На этот раз моей добычей стала связка пустых пятилитровых бутылок из-под питьевой воды, висящая на сучке, и почему-то полупустой флакон "Fairy" с запахом лимона. Каким неведомым чистюлям может понравиться отдыхать в таком мрачном месте? За такими размышлениями я едва успел заметить лисицу, бегущую прямо на меня по глубокой колее. Если бы несмазанная цепь не скрипела на весь лес, я бы наверняка ее сбил, уж больно зверек был увлечен обнюхиванием дороги. Как только я был замечен, началось цирковое представление "Лиса заметает следы". Со стороны это выглядело так, как будто за бедным животным гонится сам Сатана. В течение нескольких секунд лиса зигзагами носилась у меня под носом по заросшему молодым сосняком пригорку, с диким треском налетая на каждое дерево, после чего рванула в лес. Ее путь отмечали вздрагивающие от ударов кусты.
Солнце уже высоко, но пока еще не жарко. Пересекаю огромное пшеничное поле, вокруг такие просторы, что буквально захватывает дух. Впереди деревня Шемякино, за ней видны заводские трубы на окраине Обнинска, справа едва виднеется Малоярославец. Из-за расстояния город кажется полупрозрачным. Лес за ним уже не синий, а какого-то призрачного туманного цвета. Еще дальше, километрах в пятнадцати, крошечные машинки, кажется, плывут по воздуху, настолько сглажены расстоянием границы неба и земли. Где-то рядом стучит колесами невидимая электричка.
Еду по деревне, на участках по-прежнему трудятся пожилые дачники. Чем старше хозяин, тем более аккуратным и ухоженным выглядит его участок, грядка к грядке, плодовые деревья бережно подрезаны и побелены, напротив дома обязательно пышный цветник. Много новых, современной постройки домиков, да и дорога, по которой я еду тоже новая, асфальтовая.
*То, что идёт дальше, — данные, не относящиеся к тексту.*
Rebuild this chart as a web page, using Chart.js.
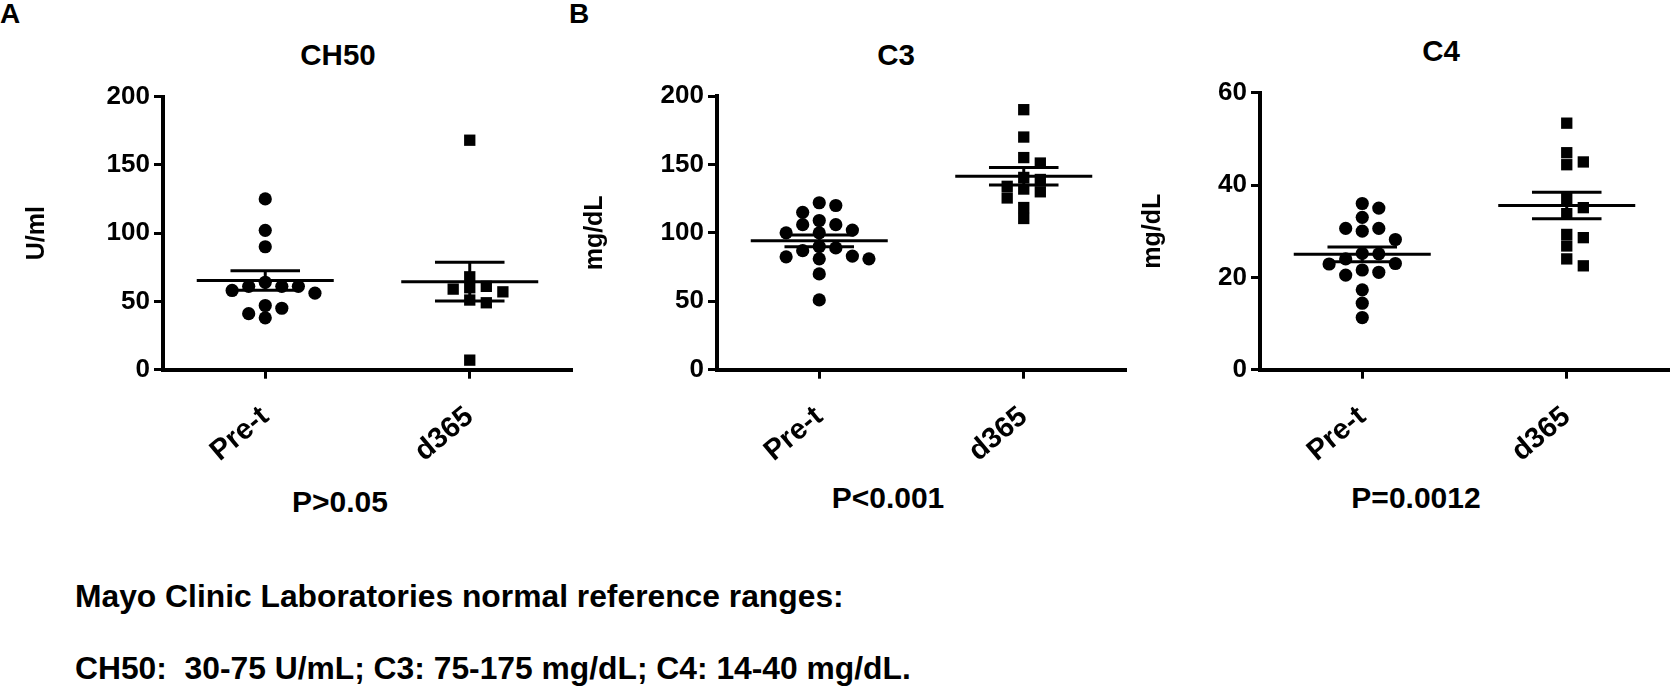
<!DOCTYPE html>
<html>
<head>
<meta charset="utf-8">
<script src="https://cdn.jsdelivr.net/npm/chart.js@4.4.1/dist/chart.umd.min.js"></script>
<style>
html, body { margin: 0; padding: 0; background: #fff; }
body { width: 1680px; height: 687px; position: relative; overflow: hidden;
       font-family: "Liberation Sans", Arial, Helvetica, sans-serif; font-weight: bold; color: #000; }
canvas { position: absolute; top: 0; }
.c { position: absolute; white-space: pre; transform: translate(-50%, -50%); }
.l { position: absolute; white-space: pre; transform: translateY(-50%); }
</style>
</head>
<body>
<div class="l" style="left:0px;top:14px;font-size:28px">A</div>
<div class="c" style="left:579px;top:14px;font-size:28px">B</div>
<div class="c" id="t0" style="left:338px;top:55px;font-size:29.5px"></div>
<div class="c" id="t1" style="left:896px;top:55px;font-size:29.5px"></div>
<div class="c" id="t2" style="left:1441px;top:51px;font-size:29.5px"></div>
<div class="c" id="p0" style="left:340px;top:502px;font-size:30px"></div>
<div class="c" id="p1" style="left:888px;top:498px;font-size:30px"></div>
<div class="c" id="p2" style="left:1416px;top:498px;font-size:30px"></div>
<div class="l" style="left:75px;top:596px;font-size:31.8px">Mayo Clinic Laboratories normal reference ranges:</div>
<div class="l" style="left:75px;top:668px;font-size:31.8px">CH50:  30-75 U/mL; C3: 75-175 mg/dL; C4: 14-40 mg/dL.</div>

<canvas id="cA" width="580" height="480" style="left:0px"></canvas>
<canvas id="cB" width="554" height="480" style="left:580px"></canvas>
<canvas id="cC" width="546" height="480" style="left:1134px"></canvas>

<script>
// Groups and panel labels
const groups = ["Pre-t", "d365"];
const panelTitles = ["CH50", "C3", "C4"];
const yTitles = ["U/ml", "mg/dL", "mg/dL"];
const pLabels = ["P>0.05", "P<0.001", "P=0.0012"];

// y axis ranges / tick steps
const yMaxes = [200, 200, 60];
const ySteps = [50, 50, 20];

// Values
const ch50Pre = [125, 102, 90, 64, 61, 61, 61, 58, 56, 47, 45, 41, 38];
const ch50D365 = [168, 68, 61, 60, 59, 57, 51, 49, 7];
const c3Pre = [122, 120, 115, 109, 106, 106, 102, 100, 100, 90, 89, 87, 83, 82.5, 81, 81, 70, 51];
const c3D365 = [190, 170, 155, 151, 140.5, 139, 134, 132, 130, 125.5, 118.5, 110.5];
const c4Pre = [36, 35, 33, 30.6, 30.6, 30, 28.2, 25.2, 25.1, 24, 23, 22.9, 21.6, 21.1, 20.5, 17.3, 14.4, 11.3];
const c4D365 = [53.4, 47, 45, 44.4, 37.1, 35.1, 33.8, 29.3, 28.6, 26.8, 24, 22.5];

const seriesByPanel = [[ch50Pre, ch50D365], [c3Pre, c3D365], [c4Pre, c4D365]];

// layout of each panel (pixels)
const panels = [
    { id: "cA", axisW: 163, top: 96.5, right: 8, titlePad: 22 },
    { id: "cB", axisW: 137, top: 96, right: 8, titlePad: 0 },
    { id: "cC", axisW: 126, top: 92.7, right: 11, titlePad: 4 }
];
const CANVAS_H = 480;
const AXIS_Y = 369.7;
const FONT = "'Liberation Sans', Arial, Helvetica, sans-serif";
const SLOT = 0.081;      // horizontal step between side-by-side markers (x units)
const MEAN_HALF = 0.335;
const SEM_HALF = 0.17;

function mean(a) { return a.reduce((s, v) => s + v, 0) / a.length; }
function sem(a) {
    const m = mean(a);
    return Math.sqrt(a.reduce((s, v) => s + (v - m) * (v - m), 0) / (a.length - 1) / a.length);
}

// simple column scatter: put each point in the nearest free column slot
function swarm(vals, yMax, diam) {
    const ppu = (AXIS_Y - 96) / yMax;
    const order = vals.map((v, i) => i).sort((a, b) => vals[b] - vals[a]);
    const slots = new Array(vals.length);
    const placed = [];
    order.forEach(i => {
        for (let k = 0; k < 30; k++) {
            const s = k === 0 ? 0 : (k % 2 ? (k + 1) / 2 : -k / 2);
            const hit = placed.some(p => p.s === s && Math.abs(p.v - vals[i]) * ppu < diam);
            if (!hit) { slots[i] = s; placed.push({ s: s, v: vals[i] }); break; }
        }
    });
    return slots;
}

function lineSet(points) {
    return { data: points, showLine: true, borderColor: "#000", borderWidth: 3,
             pointRadius: 0, fill: false, tension: 0 };
}

function buildDatasets(series, yMax) {
    const sets = [];
    series.forEach((vals, g) => {
        const c = 0.5 + g;
        const slots = swarm(vals, yMax, g ? 10.5 : 11.5);
        sets.push({
            data: vals.map((v, i) => ({ x: c + slots[i] * SLOT, y: v })),
            pointStyle: g ? "rect" : "circle",
            pointRadius: g ? 8 : 6.6,
            backgroundColor: "#000", borderWidth: 0, showLine: false
        });
        const m = mean(vals), s = sem(vals);
        sets.push(lineSet([{ x: c - MEAN_HALF, y: m }, { x: c + MEAN_HALF, y: m }]));
        sets.push(lineSet([{ x: c - SEM_HALF, y: m + s }, { x: c + SEM_HALF, y: m + s }]));
        sets.push(lineSet([{ x: c - SEM_HALF, y: m - s }, { x: c + SEM_HALF, y: m - s }]));
        sets.push(lineSet([{ x: c, y: m - s }, { x: c, y: m + s }]));
    });
    return sets;
}

function makeChart(k) {
    const p = panels[k];
    const ctx = document.getElementById(p.id).getContext("2d");
    new Chart(ctx, {
        type: "scatter",
        data: { datasets: buildDatasets(seriesByPanel[k], yMaxes[k]) },
        options: {
            responsive: false,
            animation: false,
            devicePixelRatio: 1,
            clip: false,
            layout: { padding: { top: p.top, right: p.right, left: 0, bottom: 0 } },
            plugins: { legend: { display: false }, tooltip: { enabled: false } },
            scales: {
                x: {
                    type: "linear", min: 0, max: 2,
                    afterBuildTicks: s => { s.ticks = [{ value: 0.5 }, { value: 1.5 }]; },
                    afterFit: s => { s.height = CANVAS_H - AXIS_Y; },
                    border: { display: true, width: 4, color: "#000" },
                    grid: { drawOnChartArea: false, tickLength: 9, tickWidth: 3, color: "#000" },
                    ticks: {
                        autoSkip: false, minRotation: 40, maxRotation: 40, padding: 21,
                        color: "#000", font: { family: FONT, size: 29, weight: "bold" },
                        callback: (v, i) => groups[i]
                    }
                },
                y: {
                    min: 0, max: yMaxes[k],
                    afterFit: s => { s.width = p.axisW; },
                    border: { display: true, width: 4, color: "#000" },
                    grid: { drawOnChartArea: false, tickLength: 9, tickWidth: 3, color: "#000" },
                    ticks: { stepSize: ySteps[k], padding: 4, color: "#000",
                             font: { family: FONT, size: 26, weight: "bold" } },
                    title: { display: true, text: yTitles[k], color: "#000",
                             font: { family: FONT, size: 25, weight: "bold" },
                             padding: { top: p.titlePad, bottom: 0 } }
                }
            }
        }
    });
}

function initPage() {
    panelTitles.forEach((t, i) => { document.getElementById("t" + i).textContent = t; });
    pLabels.forEach((t, i) => { document.getElementById("p" + i).textContent = t; });
    [0, 1, 2].forEach(makeChart);
}

initPage();
</script>
</body>
</html>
Спускаюсь к Протве и вхожу на подвесной мост, держа велосипед за руль. За перила не держусь из озорства, уж очень здорово раскачивается и скрипит мост. Колеса периодически проваливаются в щели досчатого настила, положенного на несколько стальных канатов. Дойдя до середины моста, останавливаюсь и закуриваю. Слева в кустах притаился хмурый рыболов, у него явно не клюет. Справа ситуация явно получше. Плотный дядька в забродном костюме стоит на середине реки по пояс в воде, и поминутно взмахивает длинным удилищем. Каждый раз на конце лески оказывается серебристая рыбка величиной с мизинец. Пойманную добычу рыбак презрительно стряхивает с крючка в воду.
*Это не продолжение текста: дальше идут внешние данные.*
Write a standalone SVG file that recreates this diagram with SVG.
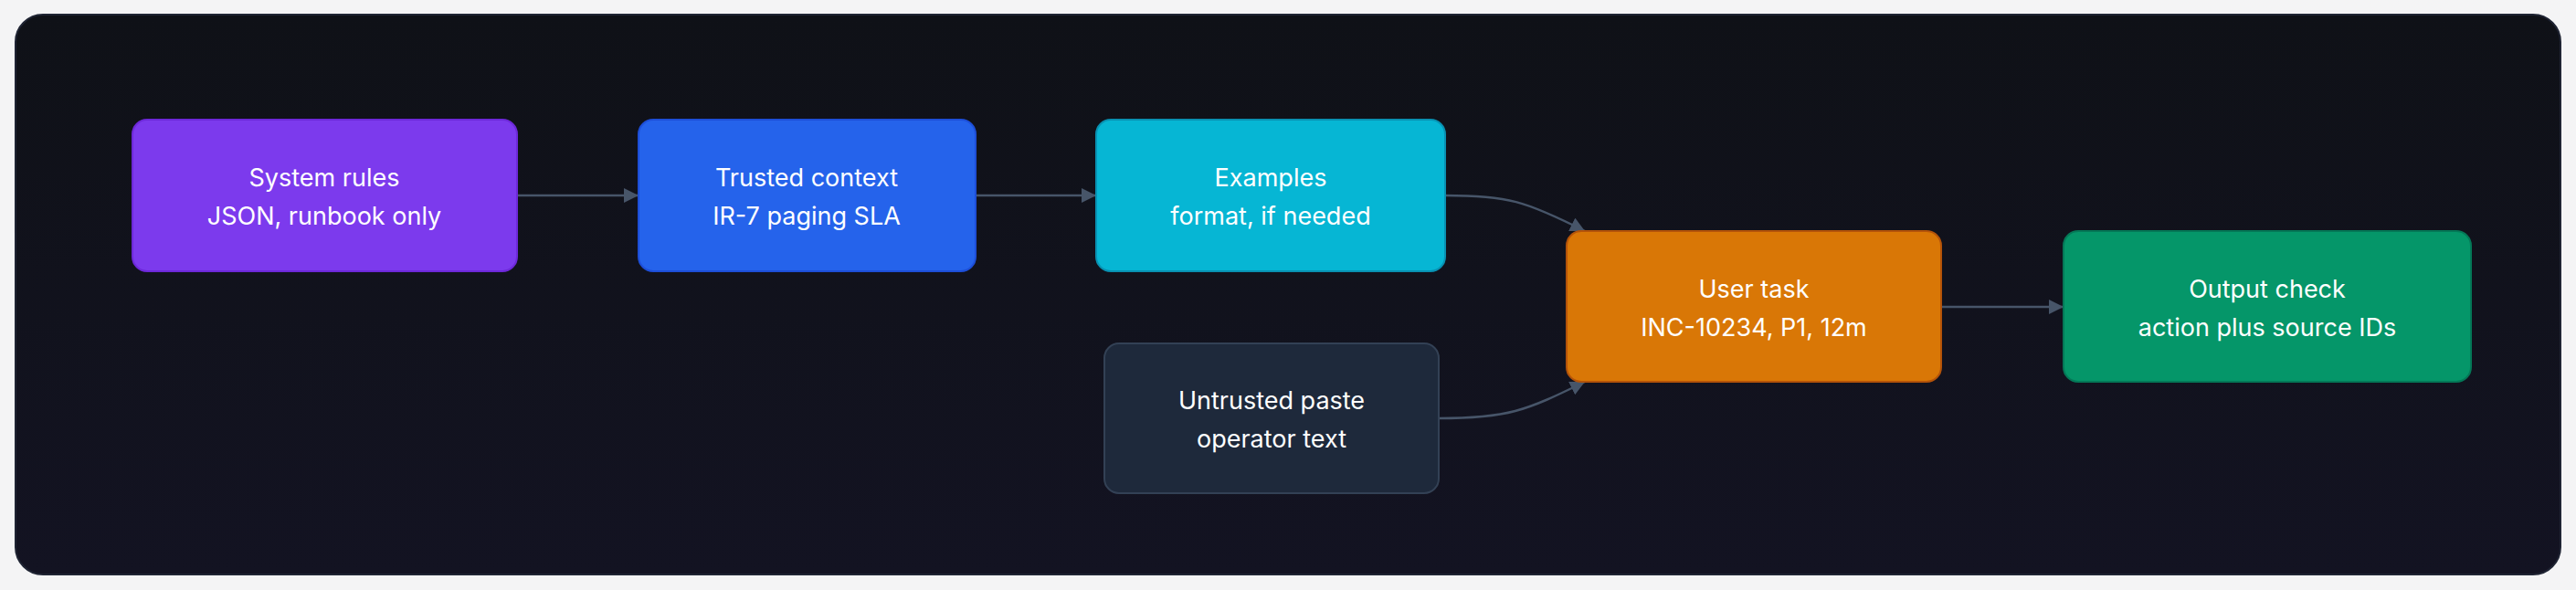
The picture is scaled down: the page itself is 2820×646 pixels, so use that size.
<svg xmlns="http://www.w3.org/2000/svg" width="2820" height="646" viewBox="0 0 2820 646">
<style>
.n rect{stroke-width:2}
.t{font-family:Inter,"Liberation Sans",sans-serif;font-size:27px;fill:#ffffff;text-anchor:middle}
.c{fill:none;stroke:#475569;stroke-width:2.5}
</style>
<defs>
<marker id="a" viewBox="0 0 10 10" refX="10" refY="5" markerWidth="7" markerHeight="7" markerUnits="userSpaceOnUse" orient="auto"><path d="M0,0L10,5L0,10z" fill="#475569"/></marker>
<marker id="m" viewBox="0 0 10 10" refX="10" refY="5" markerWidth="16" markerHeight="16" markerUnits="userSpaceOnUse" orient="auto"><path d="M0,0L10,5L0,10z" fill="#475569"/></marker>
<linearGradient id="bg" x1="0" y1="0" x2="0" y2="1"><stop offset="0" stop-color="#0f1117"/><stop offset="1" stop-color="#131322"/></linearGradient>
</defs>
<rect width="2820" height="646" fill="#f4f4f5"/>
<rect x="17" y="16" width="2786" height="613" rx="30" fill="url(#bg)" stroke="#1f2433" stroke-width="2"/>
<g id="connectors">
<path class="c" d="M566,214H699" marker-end="url(#m)"/>
<path class="c" d="M1068,214H1200" marker-end="url(#m)"/>
<path class="c" d="M1582,214C1650,214 1670,220 1735,253" marker-end="url(#m)"/>
<path class="c" d="M1575,458C1650,458 1670,450 1735,418" marker-end="url(#m)"/>
<path class="c" d="M2125,336H2259" marker-end="url(#m)"/>
</g>
<g id="system" class="n"><rect x="145" y="131" width="421" height="166" rx="16" fill="#7c3aed" stroke="#6d28d9"/><text class="t" x="355" y="204">System rules</text><text class="t" x="355" y="246">JSON, runbook only</text></g>
<g id="trusted" class="n"><rect x="699" y="131" width="369" height="166" rx="16" fill="#2563eb" stroke="#1d4ed8"/><text class="t" x="883" y="204">Trusted context</text><text class="t" x="883" y="246">IR-7 paging SLA</text></g>
<g id="examples" class="n"><rect x="1200" y="131" width="382" height="166" rx="16" fill="#06b6d4" stroke="#0891b2"/><text class="t" x="1391" y="204">Examples</text><text class="t" x="1391" y="246">format, if needed</text></g>
<g id="untrusted" class="n"><rect x="1209" y="376" width="366" height="164" rx="16" fill="#1e293b" stroke="#334155"/><text class="t" x="1392" y="448">Untrusted paste</text><text class="t" x="1392" y="490">operator text</text></g>
<g id="user" class="n"><rect x="1715" y="253" width="410" height="165" rx="16" fill="#d97706" stroke="#b45309"/><text class="t" x="1920" y="326">User task</text><text class="t" x="1920" y="368">INC-10234, P1, 12m</text></g>
<g id="output" class="n"><rect x="2259" y="253" width="446" height="165" rx="16" fill="#059669" stroke="#047857"/><text class="t" x="2482" y="326">Output check</text><text class="t" x="2482" y="368">action plus source IDs</text></g>
</svg>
В небе ни облачка, неглубокая в этом месте речка просвечивается почти до самого дна. В желтоватой воде под мостом медленно колышутся длинные зеленые косы водорослей, возле берега заросли кубышки и стрелолиста. Между стеблей водной растительности, будто тонкие стрелки, снуют мальки. На прогретой солнцем отмели у них настоящий детский сад. Время от времени из-под навеса кувшинок вылетает небольшой окунек, и с громким плеском и чавканьем начинает кругами гоняться за рыбьей мелочью. От его охоты больше шума, чем толка, но сам себя он наверняка уже считает грозным хозяином реки.
Перехожу мост и двигаюсь выше по течению. Навстречу попадаются дачники с сумками, по берегам уже расселись любители шашлыка и ранние купальщики. Пугливо озираясь, мимо прошмыгнула троица косоглазых гастарбайтеров. За поворотом несколько мужиков с надувной резиновой лодкой, приехали на древней ржавой Тойоте. 130 тыс. руб., торг: — сбоку белым маркером на тонированном стекле.
На плотине по-прежнему ревет вода, но сейчас к этому звуку прибавилось еще какое-то мерное частое постукивание, наподобие ткацкого станка. Сразу за плотиной еще один рыбак, тоже в забродниках, стоит в воде возле берега. Ловится у него та же самая мелочь, но каждую пойманную рыбку он заботливо сует в огромный бак, висящий рядом на рогульке. Надеюсь, что человек ловил живцов.
Начинает ощутимо припекать, над дорогой колеблется горячий воздух, на скамейке возле магазина я пью холодный чай из пластиковой бутылки.
Мое удивительное утро Троицы закончилось.